Cannabinoid receptor suppress tumour growth in colorectal cancer
Washington, Aug 1 : A new study from the University of Texas M. D. Anderson Cancer Centre has shown that the cannabinoid cell surface receptor CB1 plays a key role in suppressing tumour growth in colorectal cancer patients.
The researchers hope that the new find may serve as a new path for cancer prevention or treatment.
"We've found that CB1 expression is lost in most colorectal cancers, and when that happens a cancer-promoting protein is free to inhibit cell death," said senior author Raymond DuBois, M.D., Ph.D., provost and executive vice president of The University of Texas M. D. Anderson Cancer Center.
DuBois and collaborators from Vanderbilt-Ingram Cancer Center found that that CB1 expression can be restored with an existing drug, decitabine.
In the study conducted using a mouse model showed that mice prone to developing intestinal tumors that also have functioning CB1 receptors develop fewer and smaller tumors when treated with a drug that mimics a cannabinoid receptor ligand.
Ligands are molecules that function by binding to specific receptors. Agonists are synthetic molecules that mimic the action of a natural molecule.
"Potential application of cannabinoids as anti-tumor drugs is an exciting prospect, because cannabinoid agonists are being evaluated now to treat the side-effects of chemotherapy and radiation therapy," DuBois said.
"Turning CB1 back on and then treating with a cannabinoid agonist could provide a new approach to colorectal cancer treatment or prevention," he added.
The group found that deletion of the CB1 gene in a strain of mice that spontaneously develops precancerous polyps resulted in a 2.5-to-3.8-fold increase in the number of polyps and a 10-fold increase in the number of large growths, those most likely to develop into cancer.
Treating mice that had the CB1 receptor with an endocannabinoid agonist resulted in a decline in polyps ranging from 16.7 percent to 50 percent. The reduction was greater for larger polyps.
A series of experiments showed that CB1 increases cancer cell death by stifling a protein called survivin.
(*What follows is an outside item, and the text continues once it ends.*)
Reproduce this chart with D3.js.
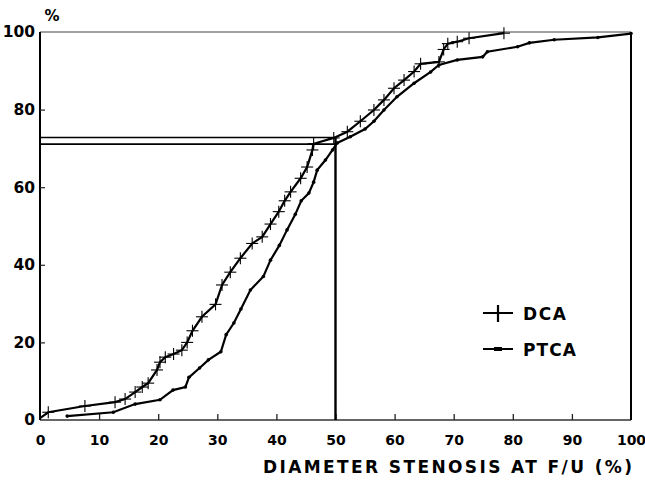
<!DOCTYPE html>
<html><head><meta charset="utf-8">
<script src="https://cdn.jsdelivr.net/npm/d3@7"></script>
<style>body{margin:0;background:#fff}svg{display:block}</style>
</head><body>
<script>
// Cumulative distribution of diameter stenosis at follow-up
const dcaX = [0, 1.4, 7.6, 12.7, 14.4, 16.1, 17.3, 18.3, 19.8, 20.3, 21.2, 22.6, 24.0, 24.9, 25.8, 27.4, 29.7, 30.8, 32.2, 33.9, 35.9, 37.6, 39.0, 40.4, 41.4, 42.4, 44.1, 45.2, 46.1, 46.3, 49.7, 52.0, 54.2, 56.5, 58.2, 59.9, 61.6, 63.3, 64.4, 67.5, 68.3, 69.0, 70.6, 72.6, 78.5];
const dcaY = [0.5, 2.0, 3.6, 4.6, 5.4, 7.2, 8.5, 9.5, 12.9, 14.9, 16.2, 17.0, 18.0, 20.0, 23.0, 26.6, 29.8, 34.8, 38.1, 41.7, 45.5, 47.2, 50.5, 53.7, 56.5, 58.8, 62.3, 65.2, 69.6, 71.2, 72.7, 74.3, 77.0, 79.9, 82.5, 85.5, 87.6, 89.8, 91.8, 92.3, 95.5, 97.0, 97.5, 98.4, 99.7];
const ptcaX = [4.6, 12.4, 16.1, 20.3, 22.5, 24.6, 25.2, 27.0, 28.5, 30.6, 31.5, 32.8, 34.0, 35.6, 37.8, 39.0, 40.5, 41.8, 43.2, 44.2, 45.5, 46.3, 46.9, 48.3, 49.5, 50.3, 52.5, 55.0, 56.5, 58.2, 60.4, 63.3, 66.1, 67.5, 70.6, 74.9, 75.7, 80.8, 82.8, 87.0, 94.4, 100];
const ptcaY = [1.0, 2.0, 4.1, 5.2, 7.7, 8.5, 11.0, 13.4, 15.5, 17.6, 22.0, 25.0, 28.6, 33.5, 37.0, 41.2, 45.0, 49.0, 53.0, 56.5, 58.5, 61.3, 64.4, 67.0, 69.6, 71.4, 73.0, 75.0, 77.0, 79.9, 83.3, 86.8, 89.7, 91.5, 92.8, 93.6, 94.9, 96.2, 97.2, 98.0, 98.6, 99.6];
const xTicks = [0, 10, 20, 30, 40, 50, 60, 70, 80, 90, 100];
const yTicks = [0, 20, 40, 60, 80, 100];
const refX = 50;
const refYDca = 72.8;
const refYPtca = 71.1;
const seriesNames = ["DCA", "PTCA"];
const xTitle = "DIAMETER STENOSIS AT F/U (%)";
const yTitle = "%";

const W = 645, H = 483;
const svg = d3.select("body").append("svg").attr("width", W).attr("height", H);
const x = d3.scaleLinear().domain([0, 100]).range([40, 631]);
const y = d3.scaleLinear().domain([0, 100]).range([420, 32]);

// frame
svg.append("line").attr("x1", x(0)).attr("x2", x(100)).attr("y1", y(100)).attr("y2", y(100))
  .attr("stroke", "#808080").attr("stroke-width", 1.6);
svg.append("line").attr("x1", x(0)).attr("x2", x(100)).attr("y1", y(0)).attr("y2", y(0))
  .attr("stroke", "#666").attr("stroke-width", 1.8);
svg.append("line").attr("x1", x(0)).attr("x2", x(0)).attr("y1", y(0)).attr("y2", y(100))
  .attr("stroke", "#000").attr("stroke-width", 2);
svg.append("line").attr("x1", x(100)).attr("x2", x(100)).attr("y1", y(0)).attr("y2", y(100))
  .attr("stroke", "#000").attr("stroke-width", 2);

// axes
const gx = svg.append("g").attr("transform", `translate(0,${y(0)})`)
  .call(d3.axisBottom(x).tickValues(xTicks).tickSizeInner(-6).tickSizeOuter(0).tickPadding(15));
gx.select(".domain").remove();
gx.selectAll(".tick line").attr("stroke", "#222").attr("stroke-width", 1.3)
  .filter(d => d === 0 || d === 100).remove();
gx.selectAll(".tick text").attr("font-family", "DejaVu Sans").attr("font-weight", "bold")
  .attr("font-size", 14).attr("fill", "#000");

const gy = svg.append("g").attr("transform", `translate(${x(0)},0)`)
  .call(d3.axisLeft(y).tickValues(yTicks).tickSizeInner(-5).tickSizeOuter(0).tickPadding(5));
gy.select(".domain").remove();
gy.selectAll(".tick line").attr("stroke", "#222").attr("stroke-width", 1.2)
  .filter(d => d === 0 || d === 100).remove();
gy.selectAll(".tick text").attr("font-family", "DejaVu Sans").attr("font-weight", "bold")
  .attr("font-size", 15.5).attr("fill", "#000");

svg.append("text").attr("x", 52).attr("y", 21).attr("text-anchor", "middle")
  .attr("font-family", "DejaVu Sans").attr("font-weight", "bold").attr("font-size", 15).text(yTitle);

svg.append("text").attr("x", 263).attr("y", 473).attr("textLength", 369).attr("lengthAdjust", "spacing")
  .attr("font-family", "DejaVu Sans").attr("font-weight", "bold").attr("font-size", 17).attr("fill", "#000").text(xTitle);

// reference lines
svg.append("line").attr("x1", x(0)).attr("x2", x(refX)).attr("y1", y(refYDca)).attr("y2", y(refYDca))
  .attr("stroke", "#000").attr("stroke-width", 1.6);
svg.append("line").attr("x1", x(0)).attr("x2", x(refX)).attr("y1", y(refYPtca)).attr("y2", y(refYPtca))
  .attr("stroke", "#000").attr("stroke-width", 1.6);
svg.append("line").attr("x1", x(refX)).attr("x2", x(refX)).attr("y1", y(0)).attr("y2", y(refYDca))
  .attr("stroke", "#000").attr("stroke-width", 2.4);

const line = d3.line().x(d => x(d[0])).y(d => y(d[1]));
const dca = dcaX.map((v, i) => [v, dcaY[i]]);
const ptca = ptcaX.map((v, i) => [v, ptcaY[i]]);

svg.append("path").datum(ptca).attr("d", line).attr("fill", "none").attr("stroke", "#000").attr("stroke-width", 2.2);
svg.selectAll(".pdot").data(ptca).join("circle").attr("class", "pdot")
  .attr("cx", d => x(d[0])).attr("cy", d => y(d[1])).attr("r", 1.8).attr("fill", "#000");

svg.append("path").datum(dca).attr("d", line).attr("fill", "none").attr("stroke", "#000").attr("stroke-width", 2.2);
const plus = svg.selectAll(".dplus").data(dca.slice(1)).join("g").attr("class", "dplus")
  .attr("transform", d => `translate(${x(d[0])},${y(d[1])})`);
plus.append("line").attr("x1", -6).attr("x2", 6).attr("stroke", "#000").attr("stroke-width", 1.1);
plus.append("line").attr("y1", -6).attr("y2", 6).attr("stroke", "#000").attr("stroke-width", 1.1);

// legend
const lg = svg.append("g");
lg.append("line").attr("x1", 483).attr("x2", 513).attr("y1", 313).attr("y2", 313).attr("stroke", "#000").attr("stroke-width", 2);
lg.append("line").attr("x1", 498).attr("x2", 498).attr("y1", 305).attr("y2", 322).attr("stroke", "#000").attr("stroke-width", 2.2);
lg.append("line").attr("x1", 483).attr("x2", 513).attr("y1", 349).attr("y2", 349).attr("stroke", "#000").attr("stroke-width", 2);
lg.append("rect").attr("x", 494).attr("y", 347).attr("width", 8).attr("height", 4).attr("fill", "#000");
lg.append("text").attr("x", 523).attr("y", 320).attr("textLength", 43).attr("lengthAdjust", "spacing")
  .attr("font-family", "DejaVu Sans").attr("font-weight", "bold").attr("font-size", 17).text(seriesNames[0]);
lg.append("text").attr("x", 523).attr("y", 356).attr("textLength", 53).attr("lengthAdjust", "spacing")
  .attr("font-family", "DejaVu Sans").attr("font-weight", "bold").attr("font-size", 17).text(seriesNames[1]);
</script>
</body></html>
DuBois said that survivin is overexpressed in nearly every human tumour but is barely detectable in normal tissue. Overexpression of survivin is associated with poor outcome and reduced apoptosis in colorectal cancer patients. The researchers pinpointed a cell signaling pathway by which activated CB1 cuts down survivin.
The study is published in the Aug. 1 edition of the journal Cancer Research.